Welcome to our first issue of Buffalo Tales & Trails! Everything you ever wanted to know about buffalo!

Thanks for your interest in buffalo! We are bringing you a combination blog and website.

My assistant Ronda Fink and I have produced books and websites, but never before a blog. So this is more than a first issue—it’s a new venture for us!

But not a new topic. Buffalo are old as the hills in the northern plains. We know them. Yet they are still surprising us with their wild nature and amazing capers.

Our mission is first of all—to help young people get to know and love the magnificent buffalo/ bison—America’s new National Mammal! This means teachers need to be involved.

So this is first of all for teachers and their students! Especially Native American students who have a special awe and pride in their buffalo.

And of course, we invite everyone who has a soft spot in your heart for buffalo. Come along on this incredible journey. We won’t let you down!

You can be an expert of sorts on this very specific subject. It’s a fun topic.

The American Bison became the official National Mammal of the United States on May 9, 2016, when President Obama signed the National Bison Legacy Act. Photo courtesy of SD Game, Fish and Parks, Chris Hull, photographer.

It’s a great milestone for an animal that played a central role in America’s history and culture, helped to shape the lifestyle of Native Americans on the open Plains, and then declined within a hair breadth of becoming extinct.

Today, buffalo live in all 50 states and across Canada, and serve as a symbol of American unity, resilience and healthy lifestyles and communities.

My name is Francie M. Berg. I didn’t know much about buffalo when my husband, a veterinarian, and I moved our family to Hettinger, North Dakota.

Sure I’d seen them in herds here and there, grazing up a green coulee or standing sleepily in a corral.

Much like cattle, I thought. As I said, little did I know.


Where the Buffalo stories Come Together

Then I discovered we’d come to the place where all the buffalo stories come together, now and in the distant past. It happened right here on the western border between North and South Dakota.

This area of the Northern Plains was home to buffalo from ancient times.

Here early hunters, with no horses or guns, ran buffalo off the Shadehill buffalo jump as long ago as 7,500 years, according to archaeologists from the University of North Dakota, among others who checked this out.

The buffalo left the Dakotas in the 1860s, as settlers moved in.

But then the very last wild herd of 50,000 buffalo migrated here in 1880.

That was followed by the last great buffalo hunts—traditional Native hunts with due ceremony. We have first-hand accounts from the hunters themselves.

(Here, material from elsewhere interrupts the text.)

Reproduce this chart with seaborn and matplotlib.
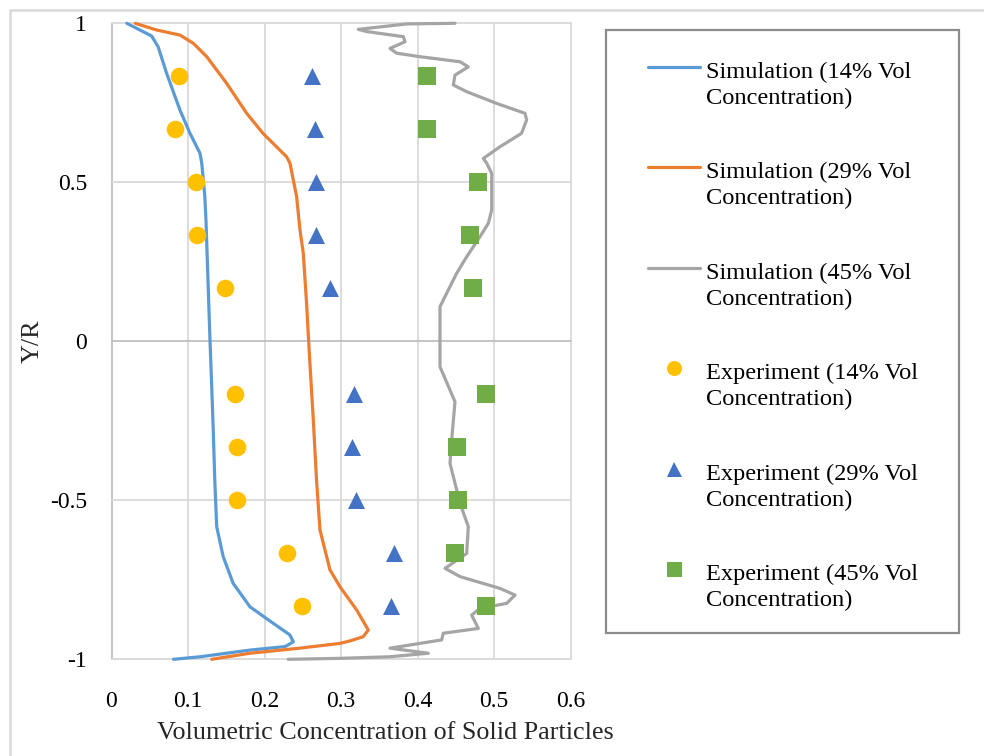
import matplotlib
matplotlib.use("Agg")
import matplotlib.pyplot as plt
import seaborn as sns
from matplotlib.lines import Line2D
from matplotlib.patches import Rectangle

# ---- simulated concentration profiles (x = concentration, y = Y/R) ----
sim14_x = [0.020, 0.0525, 0.061, 0.072, 0.0895, 0.1026, 0.1157, 0.118, 0.122, 0.1235,
           0.126, 0.1288, 0.131, 0.133, 0.135, 0.1375, 0.146, 0.159, 0.181, 0.2115,
           0.233, 0.2377, 0.227, 0.181, 0.116, 0.081]
sim14_y = [1.0, 0.960, 0.926, 0.843, 0.727, 0.654, 0.591, 0.56, 0.455, 0.381,
           0.2, 0.0, -0.143, -0.279, -0.436, -0.583, -0.677, -0.761, -0.835, -0.887,
           -0.923, -0.945, -0.960, -0.971, -0.992, -1.0]

sim29_x = [0.031, 0.059, 0.0895, 0.107, 0.1245, 0.1506, 0.1767, 0.198, 0.229, 0.2333,
           0.242, 0.2464, 0.2507, 0.255, 0.2586, 0.2638, 0.268, 0.2725, 0.2856, 0.2987,
           0.3205, 0.3357, 0.329, 0.312, 0.2987, 0.246, 0.181, 0.131]
sim29_y = [1.0, 0.979, 0.963, 0.937, 0.895, 0.811, 0.717, 0.654, 0.58, 0.56,
           0.455, 0.35, 0.277, 0.12, -0.038, -0.247, -0.436, -0.593, -0.719, -0.772,
           -0.845, -0.908, -0.929, -0.942, -0.95, -0.965, -0.981, -1.0]

sim45_x = [0.449, 0.386, 0.3226, 0.3336, 0.3815, 0.3837, 0.364, 0.3728, 0.4033, 0.4556,
           0.4664, 0.449, 0.4468, 0.4643, 0.5035, 0.5405, 0.5427, 0.536, 0.508, 0.486,
           0.4905, 0.497, 0.497, 0.4926, 0.4817, 0.4643, 0.4512, 0.4294, 0.4294, 0.449,
           0.4447, 0.4425, 0.4556, 0.4664, 0.4643, 0.436, 0.4556, 0.5078, 0.5275, 0.5166,
           0.4817, 0.4708, 0.4795, 0.4337, 0.4316, 0.364, 0.4141, 0.364, 0.2987, 0.231]
sim45_y = [1.0, 0.998, 0.981, 0.974, 0.958, 0.942, 0.921, 0.906, 0.895, 0.879,
           0.863, 0.837, 0.806, 0.785, 0.748, 0.717, 0.696, 0.654, 0.612, 0.575,
           0.56, 0.528, 0.413, 0.371, 0.329, 0.266, 0.214, 0.109, -0.08, -0.19,
           -0.31, -0.384, -0.509, -0.583, -0.667, -0.714, -0.740, -0.777, -0.798, -0.824,
           -0.840, -0.861, -0.903, -0.918, -0.939, -0.965, -0.981, -0.992, -0.997, -1.0]

# ---- measured concentrations ----
exp_y = [0.833, 0.667, 0.5, 0.333, 0.167, -0.167, -0.333, -0.5, -0.667, -0.833]
exp14_x = [0.088, 0.083, 0.110, 0.112, 0.148, 0.161, 0.164, 0.164, 0.229, 0.249]
exp29_x = [0.262, 0.266, 0.267, 0.267, 0.285, 0.317, 0.315, 0.320, 0.369, 0.366]
exp45_x = [0.413, 0.413, 0.479, 0.469, 0.473, 0.489, 0.452, 0.453, 0.449, 0.489]

x_ticks = [0, 0.1, 0.2, 0.3, 0.4, 0.5, 0.6]
x_tick_labels = ["0", "0.1", "0.2", "0.3", "0.4", "0.5", "0.6"]
y_ticks = [-1, -0.5, 0, 0.5, 1]
y_tick_labels = ["-1", "-0.5", "0", "0.5", "1"]

legend_labels = [
    "Simulation (14% Vol\nConcentration)",
    "Simulation (29% Vol\nConcentration)",
    "Simulation (45% Vol\nConcentration)",
    "Experiment (14% Vol\nConcentration)",
    "Experiment (29% Vol\nConcentration)",
    "Experiment (45% Vol\nConcentration)",
]

C_BLUE, C_ORANGE, C_GRAY = "#5B9BD5", "#ED7D31", "#A5A5A5"
C_YELLOW, C_TRI, C_GREEN = "#FFC000", "#4472C4", "#70AD47"

sns.set_style("white")
plt.rcParams["font.family"] = ["Liberation Serif", "DejaVu Serif"]
FS_TICK = 17.0
FS_TITLE = 18.8
FS_LEG = 17.6

W, H = 984, 756
fig = plt.figure(figsize=(W / 100, H / 100), dpi=100)


def fx(px):
    return px / W


def fy(py):
    return 1 - py / H


# outer chart frame
fig.add_artist(Rectangle((fx(10), fy(790)), fx(1010), 780 / H, transform=fig.transFigure,
                         fill=False, edgecolor="#D9D9D9", linewidth=1.8))

left, right, top, bottom = 111.5, 570.5, 23.3, 659.3
ax = fig.add_axes([fx(left), fy(bottom), (right - left) / W, (bottom - top) / H])

ax.set_xlim(0, 0.6)
ax.set_ylim(-1, 1)
for s in ax.spines.values():
    s.set_visible(False)
for t in x_ticks:
    ax.axvline(t, color="#BFBFBF" if t == 0 else "#D9D9D9", lw=1.3, zorder=0)
for t in y_ticks:
    ax.axhline(t, color="#BFBFBF" if t == 0 else "#D9D9D9", lw=1.3, zorder=0)

lw = 2.3
sns.lineplot(x=sim14_x, y=sim14_y, sort=False, estimator=None, color=C_BLUE, lw=lw, ax=ax)
sns.lineplot(x=sim29_x, y=sim29_y, sort=False, estimator=None, color=C_ORANGE, lw=lw, ax=ax)
sns.lineplot(x=sim45_x, y=sim45_y, sort=False, estimator=None, color=C_GRAY, lw=lw, ax=ax)
for ln in ax.lines:
    ln.set_clip_on(False)
    ln.set_solid_joinstyle("round")

sns.scatterplot(x=exp14_x, y=exp_y, marker="o", s=160, color=C_YELLOW, linewidth=0, ax=ax, zorder=3)
sns.scatterplot(x=exp29_x, y=exp_y, marker="^", s=150, color=C_TRI, linewidth=0, ax=ax, zorder=3)
sns.scatterplot(x=exp45_x, y=exp_y, marker="s", s=150, color=C_GREEN, linewidth=0, ax=ax, zorder=3)

ax.set_xticks(x_ticks)
ax.set_xticklabels(x_tick_labels)
ax.set_yticks(y_ticks)
ax.set_yticklabels(y_tick_labels)
ax.tick_params(axis="both", length=0, labelsize=FS_TICK, colors="black")
ax.tick_params(axis="x", pad=23)
ax.tick_params(axis="y", pad=17.5)

ax.set_xlabel("Volumetric Concentration of Solid Particles", fontsize=FS_TITLE, va="center")
ax.xaxis.set_label_coords((385 - left) / (right - left), -(733 - bottom) / (bottom - top))
ax.set_ylabel("Y/R", fontsize=FS_TITLE, va="center")
ax.yaxis.set_label_coords(-(left - 33) / (right - left), 0.5)

# legend panel
fig.add_artist(Rectangle((fx(606), fy(633)), fx(353), 603 / H, transform=fig.transFigure,
                         fill=True, facecolor="white", edgecolor="#8C8C8C", linewidth=1.6))
row_y = [66.7 + 100.5 * i for i in range(6)]
line_colors = [C_BLUE, C_ORANGE, C_GRAY]
mk = [("o", C_YELLOW), ("^", C_TRI), ("s", C_GREEN)]
for i, lab in enumerate(legend_labels):
    yy = row_y[i]
    if i < 3:
        fig.add_artist(Line2D([fx(648), fx(700)], [fy(yy), fy(yy)], transform=fig.transFigure,
                              color=line_colors[i], lw=lw))
    else:
        m, c = mk[i - 3]
        fig.add_artist(Line2D([fx(674)], [fy(yy)], transform=fig.transFigure, marker=m,
                              markersize=10.8, color=c, markeredgewidth=0, linestyle="none"))
    # baseline of the second text line
    fig.text(fx(706), fy(yy + 9.5 + 27.4), lab, fontsize=FS_LEG, va="baseline", ha="left",
             linespacing=1.29, color="black")

fig.savefig("out.png", dpi=100)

The last great buffalo hunts were here—traditional Native hunts of the last wild herd of 50,000 head. Buffalo Hunt, by Alfred Jacob Miller 1838. Amon Carter Museum.

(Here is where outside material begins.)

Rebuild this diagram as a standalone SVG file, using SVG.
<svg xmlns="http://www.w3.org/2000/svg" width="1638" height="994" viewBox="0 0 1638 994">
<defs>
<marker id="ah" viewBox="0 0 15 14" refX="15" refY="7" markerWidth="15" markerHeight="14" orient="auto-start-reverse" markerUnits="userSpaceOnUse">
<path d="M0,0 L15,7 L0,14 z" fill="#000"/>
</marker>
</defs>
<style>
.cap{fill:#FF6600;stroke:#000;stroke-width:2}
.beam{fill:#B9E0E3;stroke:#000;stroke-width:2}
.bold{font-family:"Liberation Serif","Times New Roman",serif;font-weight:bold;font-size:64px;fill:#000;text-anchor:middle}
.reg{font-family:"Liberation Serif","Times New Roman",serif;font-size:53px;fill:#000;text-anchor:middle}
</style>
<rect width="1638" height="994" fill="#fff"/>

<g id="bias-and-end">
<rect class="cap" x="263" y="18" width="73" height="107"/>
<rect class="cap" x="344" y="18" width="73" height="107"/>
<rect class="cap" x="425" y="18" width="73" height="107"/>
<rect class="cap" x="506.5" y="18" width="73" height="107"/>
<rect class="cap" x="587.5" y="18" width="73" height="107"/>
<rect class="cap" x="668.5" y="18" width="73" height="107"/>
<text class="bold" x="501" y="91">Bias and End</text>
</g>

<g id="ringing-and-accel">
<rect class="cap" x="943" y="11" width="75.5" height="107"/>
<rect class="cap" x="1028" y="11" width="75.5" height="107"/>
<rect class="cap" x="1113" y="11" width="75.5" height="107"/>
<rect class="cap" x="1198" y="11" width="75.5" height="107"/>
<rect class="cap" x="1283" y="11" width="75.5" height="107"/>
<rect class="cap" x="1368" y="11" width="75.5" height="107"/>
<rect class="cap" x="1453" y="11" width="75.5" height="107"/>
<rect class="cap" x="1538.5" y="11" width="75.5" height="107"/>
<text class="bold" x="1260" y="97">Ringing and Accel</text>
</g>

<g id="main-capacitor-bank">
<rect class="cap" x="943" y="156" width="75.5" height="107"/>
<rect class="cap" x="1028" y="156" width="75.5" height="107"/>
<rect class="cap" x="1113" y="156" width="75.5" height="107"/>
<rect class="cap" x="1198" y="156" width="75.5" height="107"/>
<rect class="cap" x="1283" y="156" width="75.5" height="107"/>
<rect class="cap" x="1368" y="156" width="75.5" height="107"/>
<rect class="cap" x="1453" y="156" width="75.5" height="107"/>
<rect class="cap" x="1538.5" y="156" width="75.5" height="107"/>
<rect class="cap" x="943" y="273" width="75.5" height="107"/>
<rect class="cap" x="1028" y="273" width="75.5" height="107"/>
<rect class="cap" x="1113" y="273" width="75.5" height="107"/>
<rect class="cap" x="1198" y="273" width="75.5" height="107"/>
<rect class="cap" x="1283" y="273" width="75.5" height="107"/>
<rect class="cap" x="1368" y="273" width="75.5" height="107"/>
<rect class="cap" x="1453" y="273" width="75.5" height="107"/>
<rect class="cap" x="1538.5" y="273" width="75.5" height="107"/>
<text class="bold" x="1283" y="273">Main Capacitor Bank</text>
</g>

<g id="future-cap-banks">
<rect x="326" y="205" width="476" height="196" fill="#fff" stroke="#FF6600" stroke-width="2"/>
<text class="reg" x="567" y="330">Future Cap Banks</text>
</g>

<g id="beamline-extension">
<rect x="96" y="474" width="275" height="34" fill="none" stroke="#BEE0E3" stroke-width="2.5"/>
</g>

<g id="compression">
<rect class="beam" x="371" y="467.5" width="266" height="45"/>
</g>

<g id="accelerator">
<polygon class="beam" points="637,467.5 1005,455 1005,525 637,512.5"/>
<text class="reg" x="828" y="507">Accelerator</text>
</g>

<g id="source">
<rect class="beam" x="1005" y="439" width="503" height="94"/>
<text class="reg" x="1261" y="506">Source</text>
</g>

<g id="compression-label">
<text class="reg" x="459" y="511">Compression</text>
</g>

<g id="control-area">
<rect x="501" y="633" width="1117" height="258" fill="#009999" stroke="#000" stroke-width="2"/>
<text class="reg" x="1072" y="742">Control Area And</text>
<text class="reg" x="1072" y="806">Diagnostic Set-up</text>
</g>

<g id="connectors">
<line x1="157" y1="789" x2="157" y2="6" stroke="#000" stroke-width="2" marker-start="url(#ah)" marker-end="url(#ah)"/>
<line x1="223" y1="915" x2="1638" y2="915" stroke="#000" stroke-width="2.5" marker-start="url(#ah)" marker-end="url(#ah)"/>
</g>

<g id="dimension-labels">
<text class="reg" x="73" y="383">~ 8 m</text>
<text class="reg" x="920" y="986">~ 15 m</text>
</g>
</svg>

Hey, how come no one knows about this? Why isn’t it in the history books?

Then, when they faced extinction, 5 buffalo calves were rescued here on the South Grand River and nourished by a Native American family, the Duprees, who gained international fame for helping to save the species.

They multiplied and today buffalo and deer again roam in our rugged buttes and badlands, forest service lands and grassy plateaus—lands that look much as they did 150 years ago.

Paying more attention, I listened to the stories, read a few more buffalo books. It was an awakening for me.

Wow! These are not cattle! Actually, more like wild animals—deer caught in the headlights.

Buffalo are not cattle! More like wild animals, like deer caught in the headlights. Photo by Denise Anderson, Bismarck.


I’ve been collecting buffalo stories ever since.

For over 35 years I’ve been researching buffalo, reading every source I could find, visiting public, commercial and tribal herds, talking with down-to-earth bison ranchers from across the country, scrambling in the rocks above some of the most famous buffalo jumps in the Rocky Mountains, and writing three books about the majestic buffalo.

We now have a historic tour of 10 famous buffalo sites for you. More about that later.

People tell me that the more you get to know buffalo, the more you love them. It’s true, I’ve found.

Yes, along the way, it seems, I’ve been smitten by these magnificent animals. We’re so glad to have you along for the ride!  And we think you might develop a passion for these majestic animals, too.

Getting to Know you, Our Readers

We want to get to know our readers. You and your family and your friends.

You can help us find the best buffalo stories. There are many.

We’ll also explore the science. Together we’ll venture along new trails. Dare to take least-travelled roads. Ask the perplexing questions.

With your help, we’ll cover a wide spectrum of buffalo lore and learning, and entertain you along the way.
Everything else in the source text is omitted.